DES MOINES — The Iowa District Office of the U.S. Small Business Administration is wrapping up its fiscal year with COVID-19 still casting a long shadow.

Jayne Armstrong, district director of the SBA in Iowa, says the current year is closing out a ways behind the previous year, which saw unprecedented borrower and lender incentives to aid in the pandemic recovery. Many of those incentives have long since expired, making Fiscal ’22 more lackluster.

“SBA in Iowa, we did 466 loans last year for over $243 million,” Armstrong says. “We were down a little bit from the year before, just by ten loans.” The full amount loaned in the state, however, is down more than $20 million from the previous year. Armstrong says Iowa’s hospitality industry, in particular, is continuing to face challenges with workforce shortages and supply chain troubles.
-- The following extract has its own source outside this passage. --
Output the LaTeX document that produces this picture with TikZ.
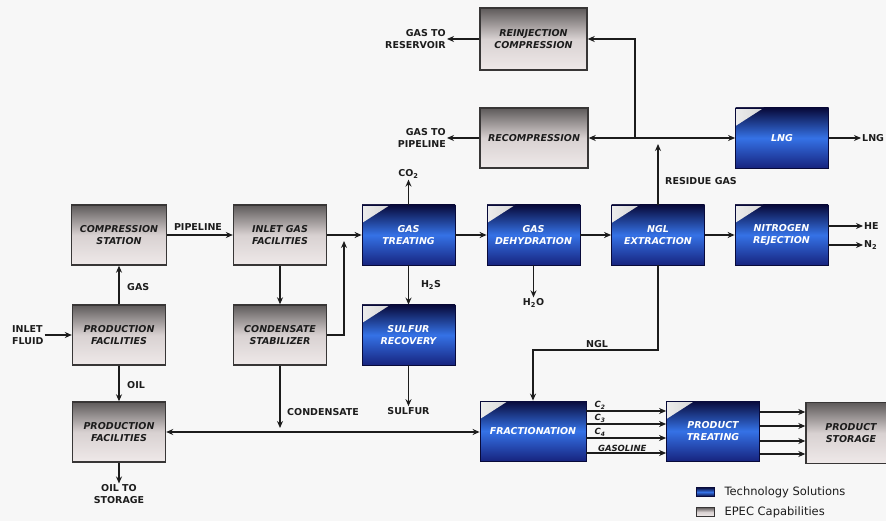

“Businesses are still struggling,” Armstrong says. “We’re not through everything yet, but I think we’re on track with the number of loans that we’re seeing and the access to capital and we’re also hitting a lot of new markets.” Of the year’s 466 loans made in Iowa, she says 252 of them — more than half — were to new business start-ups or to finance changes in ownership. Armstrong was upbeat about SBA successes in Iowa during the fiscal year, noting sizable increases in the percentage of loans being made to both minorities and veterans. “We remain committed as ever before to helping our small businesses get through the recovery period and getting them back on track,” Armstrong says. “It’s a process. It’s not happening overnight.”

Other successes include the Iowa district winning two national awards, one for diversity, inclusion and equity, while the other award is going to Dave Lentell the Des Moines office’s lead lender relations specialist and public information officer. Lentell, of Waukee, is the SBA’s national MVP for 2022.